It’s routine for Nolanville police to ask people they pull over for their Social Security number, but that didn’t sit well with one driver earlier this week.
Kempner resident Manuel Lopez, 37, was driving through Nolanville Tuesday night on Interstate 14 towards Temple when he was pulled over for speeding after he had crossed into Belton city limits.
“My first question to this officer was why a Nolanville police officer is pulling me over in Belton. He proceeded to tell me that he was radaring on a bridge over the highway in Nolanville and informed me that I was going 82 in a 65; I was in a 75 mph zone when he pulled me over,” according to Lopez, an area director for a restaurant chain. “When he came back to my vehicle with the citation he asked me for my social security number. I told him that I would not give him my social security number and he said that he needed to have at least the last 4 of my number for court purposes.”

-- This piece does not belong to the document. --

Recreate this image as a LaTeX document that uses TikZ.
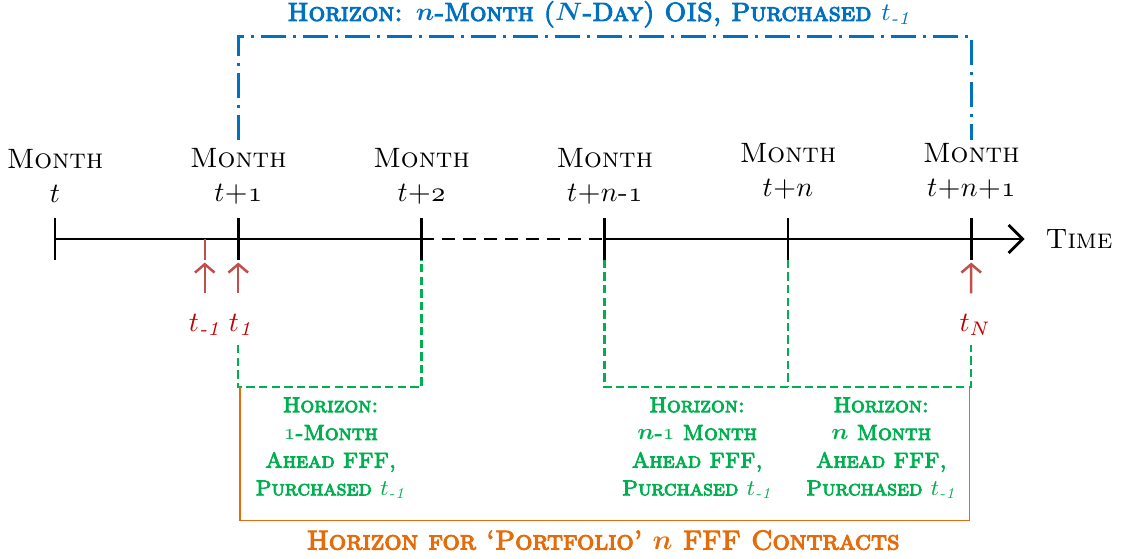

Lopez said he ended up giving the officer his “last 4,” however, when the officer handed him the printout of the ticket, another person’s ticket was also attached to it.
That ticket had the other driver’s “full SSN, birthdate, address, DL number, license plate number, make and model of her car, and height,” according to Lopez. “Last time I checked identity theft is a much bigger concern than the accused offense of speeding. This officer is a fine example of the problem with the eagerness of trying so hard to be concerned about such a small offense of going 7 over the speed limit that he did not do his due diligence in ensuring that he gave the correct information to the correct person or to ensuring that he used the minimum amount of information necessary to do his job.”
Nolanville Police Chief Michael Hatton on Thursday said it is routine for Nolanville police to ask drivers for their Social Security number because the city uses the numbers to track down old citations that need to be paid.
Hatton said officers will typically ask for the last-four digits of the Social Security number if drivers are uncomfortable with giving their full number, but drivers will not be forced to give the number to police.
With the other driver’s ticket being attached to Lopez’s citation, Hatton said it’s possible the officer printed out a previous ticket prior to printing out Lopez’s ticket and didn’t notice the two were connected.
“That’s something we will address,” Hatton said.